Evliya Çelebi Gaferyad'ta üç medrese, altı sübyan mektebi, iki han, kırk dükkan bulunduğunu da yazmıştır.
Karaman Kapısından dışarıda mezaristan'ın çok olduğunu yazdıktan sonra “ekin bakımından zengin bir şehirdir”, der. Bütün halkının rençper olduğunu belirtir. Halkın giyim kuşamı hakkında bilgi verir.

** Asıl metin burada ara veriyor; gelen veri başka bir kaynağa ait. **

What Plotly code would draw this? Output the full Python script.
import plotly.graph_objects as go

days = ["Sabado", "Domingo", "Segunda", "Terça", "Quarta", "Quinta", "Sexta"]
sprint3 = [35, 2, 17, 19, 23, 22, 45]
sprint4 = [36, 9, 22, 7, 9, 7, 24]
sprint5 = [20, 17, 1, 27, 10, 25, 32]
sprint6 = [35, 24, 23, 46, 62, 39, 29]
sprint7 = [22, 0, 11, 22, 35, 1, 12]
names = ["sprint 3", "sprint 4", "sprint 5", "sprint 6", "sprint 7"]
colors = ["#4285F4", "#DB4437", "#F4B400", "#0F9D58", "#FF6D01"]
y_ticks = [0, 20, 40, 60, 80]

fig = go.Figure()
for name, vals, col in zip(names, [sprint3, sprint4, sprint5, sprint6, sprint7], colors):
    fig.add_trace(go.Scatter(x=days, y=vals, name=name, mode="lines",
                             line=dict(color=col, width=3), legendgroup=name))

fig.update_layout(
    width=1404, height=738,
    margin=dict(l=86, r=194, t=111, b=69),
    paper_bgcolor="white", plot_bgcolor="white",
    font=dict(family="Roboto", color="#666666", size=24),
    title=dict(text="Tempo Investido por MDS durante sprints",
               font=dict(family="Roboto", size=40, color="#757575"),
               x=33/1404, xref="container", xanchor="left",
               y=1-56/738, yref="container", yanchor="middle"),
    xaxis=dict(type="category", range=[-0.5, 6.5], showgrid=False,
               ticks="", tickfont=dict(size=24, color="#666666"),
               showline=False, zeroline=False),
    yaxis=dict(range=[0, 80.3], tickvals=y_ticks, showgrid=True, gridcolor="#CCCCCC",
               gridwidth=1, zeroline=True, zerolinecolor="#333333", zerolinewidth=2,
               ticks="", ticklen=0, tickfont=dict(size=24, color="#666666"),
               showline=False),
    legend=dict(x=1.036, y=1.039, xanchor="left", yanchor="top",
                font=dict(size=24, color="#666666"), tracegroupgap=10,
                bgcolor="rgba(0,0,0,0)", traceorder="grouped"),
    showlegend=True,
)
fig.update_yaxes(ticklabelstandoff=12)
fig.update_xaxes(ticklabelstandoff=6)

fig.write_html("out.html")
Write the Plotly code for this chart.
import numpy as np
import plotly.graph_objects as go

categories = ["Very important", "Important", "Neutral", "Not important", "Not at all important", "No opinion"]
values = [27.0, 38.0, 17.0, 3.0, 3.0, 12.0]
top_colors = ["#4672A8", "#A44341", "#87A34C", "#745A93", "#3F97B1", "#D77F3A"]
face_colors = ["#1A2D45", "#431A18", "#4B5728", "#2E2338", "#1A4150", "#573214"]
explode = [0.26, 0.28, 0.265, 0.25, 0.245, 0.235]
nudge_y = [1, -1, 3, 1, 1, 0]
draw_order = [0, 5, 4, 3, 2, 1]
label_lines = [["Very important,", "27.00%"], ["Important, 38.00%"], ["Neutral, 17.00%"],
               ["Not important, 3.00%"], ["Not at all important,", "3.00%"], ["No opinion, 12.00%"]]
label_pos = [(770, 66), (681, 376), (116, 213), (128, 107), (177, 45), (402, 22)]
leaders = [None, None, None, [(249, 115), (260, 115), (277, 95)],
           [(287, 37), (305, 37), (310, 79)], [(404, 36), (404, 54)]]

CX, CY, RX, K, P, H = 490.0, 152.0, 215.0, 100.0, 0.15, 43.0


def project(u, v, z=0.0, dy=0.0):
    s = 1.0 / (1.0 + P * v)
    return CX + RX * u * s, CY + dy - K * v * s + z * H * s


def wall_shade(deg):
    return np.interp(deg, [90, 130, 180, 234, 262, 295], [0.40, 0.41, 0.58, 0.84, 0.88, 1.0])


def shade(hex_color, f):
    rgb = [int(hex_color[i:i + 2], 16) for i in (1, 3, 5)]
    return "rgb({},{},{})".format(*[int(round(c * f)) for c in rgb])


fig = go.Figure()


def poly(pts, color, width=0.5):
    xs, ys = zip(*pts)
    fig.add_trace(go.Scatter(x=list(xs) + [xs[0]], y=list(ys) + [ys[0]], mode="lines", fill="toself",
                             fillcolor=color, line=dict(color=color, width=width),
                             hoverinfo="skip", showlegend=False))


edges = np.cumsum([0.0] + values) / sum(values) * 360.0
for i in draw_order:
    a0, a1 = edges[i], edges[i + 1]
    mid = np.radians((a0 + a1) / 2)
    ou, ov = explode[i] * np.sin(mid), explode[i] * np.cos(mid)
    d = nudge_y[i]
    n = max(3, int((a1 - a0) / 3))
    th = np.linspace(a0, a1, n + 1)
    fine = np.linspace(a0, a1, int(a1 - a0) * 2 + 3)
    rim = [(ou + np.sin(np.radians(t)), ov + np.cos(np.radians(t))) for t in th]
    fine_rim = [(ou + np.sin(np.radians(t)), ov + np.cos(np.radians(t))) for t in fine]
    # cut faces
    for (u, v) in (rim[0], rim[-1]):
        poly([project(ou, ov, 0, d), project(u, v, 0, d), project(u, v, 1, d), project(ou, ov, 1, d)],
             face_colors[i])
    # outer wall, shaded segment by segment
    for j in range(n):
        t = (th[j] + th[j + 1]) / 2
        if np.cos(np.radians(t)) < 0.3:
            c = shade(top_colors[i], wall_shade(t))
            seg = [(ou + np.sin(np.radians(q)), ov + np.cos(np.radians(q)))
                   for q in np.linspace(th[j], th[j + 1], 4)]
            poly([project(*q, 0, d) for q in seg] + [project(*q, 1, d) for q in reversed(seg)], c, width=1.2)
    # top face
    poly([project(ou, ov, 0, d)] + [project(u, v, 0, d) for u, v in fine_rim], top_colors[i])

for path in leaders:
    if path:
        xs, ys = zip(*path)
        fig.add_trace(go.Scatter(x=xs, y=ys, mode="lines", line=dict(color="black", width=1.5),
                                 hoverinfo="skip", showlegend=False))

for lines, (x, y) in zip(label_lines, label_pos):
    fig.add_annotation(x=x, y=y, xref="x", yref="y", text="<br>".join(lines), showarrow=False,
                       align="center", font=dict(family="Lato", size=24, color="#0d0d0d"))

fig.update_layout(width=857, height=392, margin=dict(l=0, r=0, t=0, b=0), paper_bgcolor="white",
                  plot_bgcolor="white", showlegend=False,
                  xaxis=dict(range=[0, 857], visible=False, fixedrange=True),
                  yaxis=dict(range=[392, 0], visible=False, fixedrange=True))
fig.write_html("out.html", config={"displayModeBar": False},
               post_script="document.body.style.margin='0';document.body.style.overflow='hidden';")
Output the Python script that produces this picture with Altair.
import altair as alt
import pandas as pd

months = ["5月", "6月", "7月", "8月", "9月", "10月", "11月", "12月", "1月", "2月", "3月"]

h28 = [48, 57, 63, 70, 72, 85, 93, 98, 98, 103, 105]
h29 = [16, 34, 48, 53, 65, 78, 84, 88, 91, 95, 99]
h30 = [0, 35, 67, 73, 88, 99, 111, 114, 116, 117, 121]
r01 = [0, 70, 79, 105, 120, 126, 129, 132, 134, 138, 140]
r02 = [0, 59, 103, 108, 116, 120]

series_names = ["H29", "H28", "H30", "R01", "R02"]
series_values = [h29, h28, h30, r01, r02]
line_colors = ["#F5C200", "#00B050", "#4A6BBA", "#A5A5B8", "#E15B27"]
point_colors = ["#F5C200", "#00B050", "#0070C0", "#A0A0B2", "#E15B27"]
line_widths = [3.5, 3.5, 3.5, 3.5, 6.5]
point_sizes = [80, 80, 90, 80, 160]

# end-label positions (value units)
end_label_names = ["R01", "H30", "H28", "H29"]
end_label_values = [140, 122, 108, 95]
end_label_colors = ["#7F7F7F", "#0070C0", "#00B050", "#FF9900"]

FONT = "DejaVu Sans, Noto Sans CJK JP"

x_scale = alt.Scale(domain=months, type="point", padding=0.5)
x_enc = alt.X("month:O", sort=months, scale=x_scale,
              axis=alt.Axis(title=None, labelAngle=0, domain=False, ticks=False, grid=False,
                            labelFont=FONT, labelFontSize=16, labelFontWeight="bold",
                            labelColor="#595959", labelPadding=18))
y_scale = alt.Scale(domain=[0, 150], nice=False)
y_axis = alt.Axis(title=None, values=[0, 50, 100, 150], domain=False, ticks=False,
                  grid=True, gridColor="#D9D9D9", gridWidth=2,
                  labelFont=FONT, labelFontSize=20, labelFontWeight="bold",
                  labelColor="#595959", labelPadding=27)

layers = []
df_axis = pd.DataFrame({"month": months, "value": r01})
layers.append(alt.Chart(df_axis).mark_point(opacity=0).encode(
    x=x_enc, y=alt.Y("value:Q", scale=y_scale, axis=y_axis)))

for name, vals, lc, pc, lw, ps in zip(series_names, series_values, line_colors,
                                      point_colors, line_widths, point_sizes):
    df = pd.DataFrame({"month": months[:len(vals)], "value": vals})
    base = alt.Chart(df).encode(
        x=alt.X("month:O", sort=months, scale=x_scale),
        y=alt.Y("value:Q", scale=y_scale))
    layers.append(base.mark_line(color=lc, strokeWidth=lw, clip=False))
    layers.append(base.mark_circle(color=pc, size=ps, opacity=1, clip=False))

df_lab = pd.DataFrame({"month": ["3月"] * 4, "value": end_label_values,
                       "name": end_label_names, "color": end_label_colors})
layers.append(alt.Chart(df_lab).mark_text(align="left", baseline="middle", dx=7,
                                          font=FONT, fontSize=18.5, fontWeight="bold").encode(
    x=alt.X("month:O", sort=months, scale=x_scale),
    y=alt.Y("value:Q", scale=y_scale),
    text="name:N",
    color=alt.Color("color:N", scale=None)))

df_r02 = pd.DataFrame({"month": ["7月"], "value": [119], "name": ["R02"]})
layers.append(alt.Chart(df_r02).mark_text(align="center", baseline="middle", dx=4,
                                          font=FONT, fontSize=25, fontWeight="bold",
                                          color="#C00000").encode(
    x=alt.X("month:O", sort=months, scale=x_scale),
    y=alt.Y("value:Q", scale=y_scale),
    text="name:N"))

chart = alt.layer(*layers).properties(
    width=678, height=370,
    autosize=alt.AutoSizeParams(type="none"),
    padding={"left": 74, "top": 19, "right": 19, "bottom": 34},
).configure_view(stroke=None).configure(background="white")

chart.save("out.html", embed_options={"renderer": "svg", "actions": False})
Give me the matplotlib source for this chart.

Burası Kafiriyyat (Kafiristan) olmakla birlikte halkının Müslüman, dost sevdiklerini yazar. Kafirabad'ın ziyaret yerleri başlıklı bölümde "Bu şehir böyle bir isim taşır. Sultan-ül Ulema böyle söylemiştir amma burada ulu kimseler vardır. Evvela Ulu Camiinin sol tarafında metfun olan Karabaş Efendi olgun ve ergin bir zattır. Karaman Kapısından dışarıdaki kabristanda metfun Hacı Ömer Efendi, Yoğunlar Kapısı dışında metfun Mamadı Sultanzade, Ulu sultanlardır" şeklinde yazmıştır. Gaferyad'ın 18. yüzyılda siyasi bakımdan önemini koruduğunu görüyoruz. İdari taksimatta kaza merkezi olarak yerini almıştır. Bu yüzyılda bazı seyyahlar bu yol üzerinden gitmişler ve hatıralarında Gaferyad’tan söz etmişlerdir. I. Dünya Savaşı yıllarından sonra önemini giderek kaybetmiştir. Cumhuriyetten sonra nahiye haline getirilmiştir. Adı Kâzım Karabekir olarak 1955 yılında değiştirilmiştir. Günümüzde yeniden canlanma görülmektedir. 15.06.1989'da ilçe merkezi olmuştur.